■ Data lines ■
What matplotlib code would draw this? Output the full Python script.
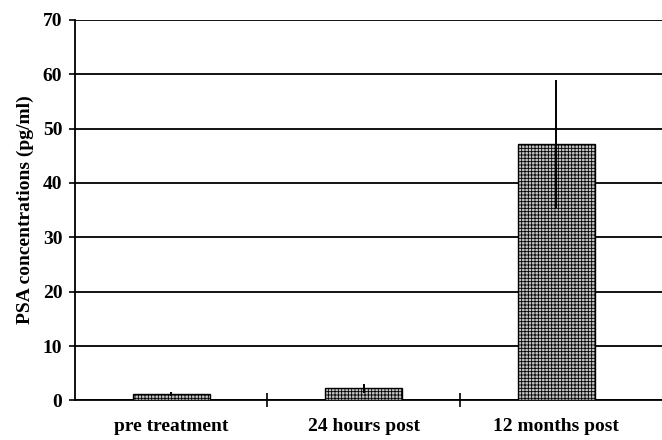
import numpy as np
import matplotlib.pyplot as plt

plt.rcParams['font.family'] = ['Liberation Serif', 'DejaVu Serif']
plt.rcParams['font.weight'] = 'bold'
plt.rcParams['hatch.color'] = '#6e6e6e'
plt.rcParams['hatch.linewidth'] = 0.6

# data
groups = ["pre treatment", "24 hours post", "12 months post"]
psa_mean = [1.2, 2.2, 47.2]
psa_err = [0.3, 0.9, 11.8]

fig = plt.figure(figsize=(6.62, 4.4), dpi=100)
ax = fig.add_axes([0.113, 0.09, 0.887, 0.865])

x = np.arange(len(groups))
ax.bar(x, psa_mean, width=0.4, color='#c4c4c4', edgecolor='black',
       linewidth=1.0, hatch='+++++', zorder=3)
ax.errorbar(x, psa_mean, yerr=psa_err, fmt='none', ecolor='black',
            elinewidth=1.4, capsize=0, zorder=4)

ax.set_ylim(0, 70)
ax.set_xlim(-0.5, 2.55)
ax.set_yticks(range(0, 71, 10))
ax.yaxis.grid(True, color='black', linewidth=1.3)
ax.set_axisbelow(True)

ax.set_xticks([0.5, 1.5])
ax.set_xticklabels([])
ax.tick_params(axis='x', direction='inout', length=10, width=1.2)
ax.tick_params(axis='y', direction='out', length=4, width=1.2,
               labelsize=14, pad=5)
for i, g in enumerate(groups):
    ax.text(i, -4.8, g, ha='center', va='center', fontsize=14,
            fontweight='bold')

for s in ['top', 'right']:
    ax.spines[s].set_visible(False)
ax.spines['left'].set_linewidth(1.3)
ax.spines['bottom'].set_linewidth(1.3)

ax.set_ylabel("PSA concentrations (pg/ml)", fontsize=14, fontweight='bold',
              labelpad=6)

fig.savefig("out.png", dpi=100)
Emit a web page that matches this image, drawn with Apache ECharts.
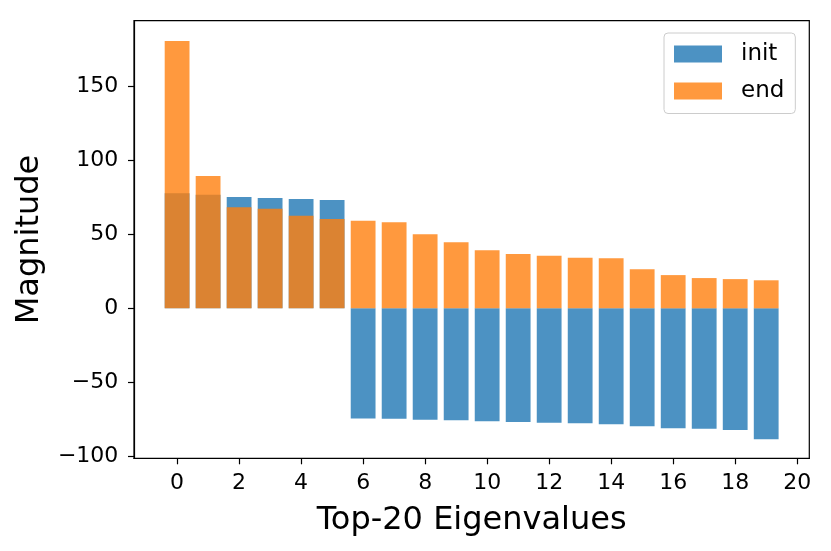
<!DOCTYPE html>
<html>
<head>
<meta charset="utf-8">
<script src="https://cdn.jsdelivr.net/npm/echarts@6/dist/echarts.min.js"></script>
<style>
  html, body { margin: 0; padding: 0; background: #fff; }
  #chart { width: 831px; height: 551px; }
</style>
</head>
<body>
<div id="chart"></div>
<script>
// eigenvalue index 0..19
var indices = [0, 1, 2, 3, 4, 5, 6, 7, 8, 9, 10, 11, 12, 13, 14, 15, 16, 17, 18, 19];
var initValues = [77.5, 76.6, 75.0, 74.4, 73.7, 73.0, -74.2, -74.4, -75.1, -75.5,
                  -76.2, -76.6, -77.1, -77.5, -78.2, -79.5, -80.9, -81.2, -82.0, -88.3];
var endValues = [180.2, 89.2, 68.1, 67.2, 62.4, 60.2, 59.1, 58.1, 49.9, 44.5,
                 39.1, 36.6, 35.5, 34.1, 33.7, 26.3, 22.4, 20.4, 19.7, 18.9];
var xTicks = [0, 2, 4, 6, 8, 10, 12, 14, 16, 18, 20];
var yTicks = [-100, -50, 0, 50, 100, 150];

var font = 'DejaVu Sans';

function pairs(vals) {
    return indices.map(function (x, i) { return [x, vals[i]]; });
}

var chart = echarts.init(document.getElementById('chart'));

chart.setOption({
    animation: false,
    grid: {
        left: 134,
        top: 20.7,
        right: 21.7,
        bottom: 92.7,
        show: true,
        borderColor: '#000',
        borderWidth: 1.2
    },
    legend: {
        orient: 'vertical',
        left: 664,
        top: 33,
        padding: [9.5, 11, 11, 10],
        itemWidth: 48,
        itemHeight: 17,
        itemGap: 14,
        icon: 'rect',
        borderColor: '#cccccc',
        borderWidth: 1,
        borderRadius: 4,
        textStyle: {
            fontFamily: font,
            fontSize: 23,
            color: '#000',
            padding: [0, 0, 0, 14]
        },
        data: ['init', 'end']
    },
    xAxis: {
        type: 'value',
        min: -1.39,
        max: 20.39,
        name: 'Top-20 Eigenvalues',
        nameLocation: 'middle',
        nameGap: 46,
        nameTextStyle: { fontFamily: font, fontSize: 32, color: '#000' },
        axisLine: { onZero: false, lineStyle: { color: '#000', width: 1.2 } },
        axisTick: { show: true, length: 6, lineStyle: { color: '#000', width: 1.2 }, customValues: xTicks },
        axisLabel: { fontFamily: font, fontSize: 22, color: '#000', margin: 14, customValues: xTicks },
        splitLine: { show: false }
    },
    yAxis: {
        type: 'value',
        min: -101.1,
        max: 193.9,
        name: 'Magnitude',
        nameLocation: 'middle',
        nameGap: 88,
        nameTextStyle: { fontFamily: font, fontSize: 32, color: '#000' },
        axisLine: { show: true, onZero: false, lineStyle: { color: '#000', width: 1.2 } },
        axisTick: { show: true, length: 6, lineStyle: { color: '#000', width: 1.2 }, customValues: yTicks },
        axisLabel: {
            fontFamily: font, fontSize: 22, color: '#000', margin: 15.7,
            customValues: yTicks,
            formatter: function (v) { return String(v).replace('-', '\u2212'); }
        },
        splitLine: { show: false }
    },
    series: [
        {
            name: 'init',
            type: 'bar',
            barWidth: 24.8,
            barGap: '-100%',
            itemStyle: { color: 'rgba(31,119,180,0.8)' },
            data: pairs(initValues)
        },
        {
            name: 'end',
            type: 'bar',
            barWidth: 24.8,
            barGap: '-100%',
            itemStyle: { color: 'rgba(255,127,14,0.8)' },
            data: pairs(endValues)
        }
    ]
});
</script>
</body>
</html>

■ Job ■
Leave every image out, and retype the material exactly.

■ Output of the task ■
What matplotlib code would draw this? Output the full Python script.
import numpy as np
import matplotlib.pyplot as plt

plt.rcParams['font.family'] = ['Liberation Serif', 'DejaVu Serif']
plt.rcParams['font.weight'] = 'bold'
plt.rcParams['hatch.color'] = '#6e6e6e'
plt.rcParams['hatch.linewidth'] = 0.6

# data
groups = ["pre treatment", "24 hours post", "12 months post"]
psa_mean = [1.2, 2.2, 47.2]
psa_err = [0.3, 0.9, 11.8]

fig = plt.figure(figsize=(6.62, 4.4), dpi=100)
ax = fig.add_axes([0.113, 0.09, 0.887, 0.865])

x = np.arange(len(groups))
ax.bar(x, psa_mean, width=0.4, color='#c4c4c4', edgecolor='black',
       linewidth=1.0, hatch='+++++', zorder=3)
ax.errorbar(x, psa_mean, yerr=psa_err, fmt='none', ecolor='black',
            elinewidth=1.4, capsize=0, zorder=4)

ax.set_ylim(0, 70)
ax.set_xlim(-0.5, 2.55)
ax.set_yticks(range(0, 71, 10))
ax.yaxis.grid(True, color='black', linewidth=1.3)
ax.set_axisbelow(True)

ax.set_xticks([0.5, 1.5])
ax.set_xticklabels([])
ax.tick_params(axis='x', direction='inout', length=10, width=1.2)
ax.tick_params(axis='y', direction='out', length=4, width=1.2,
               labelsize=14, pad=5)
for i, g in enumerate(groups):
    ax.text(i, -4.8, g, ha='center', va='center', fontsize=14,
            fontweight='bold')

for s in ['top', 'right']:
    ax.spines[s].set_visible(False)
ax.spines['left'].set_linewidth(1.3)
ax.spines['bottom'].set_linewidth(1.3)

ax.set_ylabel("PSA concentrations (pg/ml)", fontsize=14, fontweight='bold',
              labelpad=6)

fig.savefig("out.png", dpi=100)
Emit a web page that matches this image, drawn with Apache ECharts.
<!DOCTYPE html>
<html>
<head>
<meta charset="utf-8">
<script src="https://cdn.jsdelivr.net/npm/echarts@6/dist/echarts.min.js"></script>
<style>
  html, body { margin: 0; padding: 0; background: #fff; }
  #chart { width: 831px; height: 551px; }
</style>
</head>
<body>
<div id="chart"></div>
<script>
// eigenvalue index 0..19
var indices = [0, 1, 2, 3, 4, 5, 6, 7, 8, 9, 10, 11, 12, 13, 14, 15, 16, 17, 18, 19];
var initValues = [77.5, 76.6, 75.0, 74.4, 73.7, 73.0, -74.2, -74.4, -75.1, -75.5,
                  -76.2, -76.6, -77.1, -77.5, -78.2, -79.5, -80.9, -81.2, -82.0, -88.3];
var endValues = [180.2, 89.2, 68.1, 67.2, 62.4, 60.2, 59.1, 58.1, 49.9, 44.5,
                 39.1, 36.6, 35.5, 34.1, 33.7, 26.3, 22.4, 20.4, 19.7, 18.9];
var xTicks = [0, 2, 4, 6, 8, 10, 12, 14, 16, 18, 20];
var yTicks = [-100, -50, 0, 50, 100, 150];

var font = 'DejaVu Sans';

function pairs(vals) {
    return indices.map(function (x, i) { return [x, vals[i]]; });
}

var chart = echarts.init(document.getElementById('chart'));

chart.setOption({
    animation: false,
    grid: {
        left: 134,
        top: 20.7,
        right: 21.7,
        bottom: 92.7,
        show: true,
        borderColor: '#000',
        borderWidth: 1.2
    },
    legend: {
        orient: 'vertical',
        left: 664,
        top: 33,
        padding: [9.5, 11, 11, 10],
        itemWidth: 48,
        itemHeight: 17,
        itemGap: 14,
        icon: 'rect',
        borderColor: '#cccccc',
        borderWidth: 1,
        borderRadius: 4,
        textStyle: {
            fontFamily: font,
            fontSize: 23,
            color: '#000',
            padding: [0, 0, 0, 14]
        },
        data: ['init', 'end']
    },
    xAxis: {
        type: 'value',
        min: -1.39,
        max: 20.39,
        name: 'Top-20 Eigenvalues',
        nameLocation: 'middle',
        nameGap: 46,
        nameTextStyle: { fontFamily: font, fontSize: 32, color: '#000' },
        axisLine: { onZero: false, lineStyle: { color: '#000', width: 1.2 } },
        axisTick: { show: true, length: 6, lineStyle: { color: '#000', width: 1.2 }, customValues: xTicks },
        axisLabel: { fontFamily: font, fontSize: 22, color: '#000', margin: 14, customValues: xTicks },
        splitLine: { show: false }
    },
    yAxis: {
        type: 'value',
        min: -101.1,
        max: 193.9,
        name: 'Magnitude',
        nameLocation: 'middle',
        nameGap: 88,
        nameTextStyle: { fontFamily: font, fontSize: 32, color: '#000' },
        axisLine: { show: true, onZero: false, lineStyle: { color: '#000', width: 1.2 } },
        axisTick: { show: true, length: 6, lineStyle: { color: '#000', width: 1.2 }, customValues: yTicks },
        axisLabel: {
            fontFamily: font, fontSize: 22, color: '#000', margin: 15.7,
            customValues: yTicks,
            formatter: function (v) { return String(v).replace('-', '\u2212'); }
        },
        splitLine: { show: false }
    },
    series: [
        {
            name: 'init',
            type: 'bar',
            barWidth: 24.8,
            barGap: '-100%',
            itemStyle: { color: 'rgba(31,119,180,0.8)' },
            data: pairs(initValues)
        },
        {
            name: 'end',
            type: 'bar',
            barWidth: 24.8,
            barGap: '-100%',
            itemStyle: { color: 'rgba(255,127,14,0.8)' },
            data: pairs(endValues)
        }
    ]
});
</script>
</body>
</html>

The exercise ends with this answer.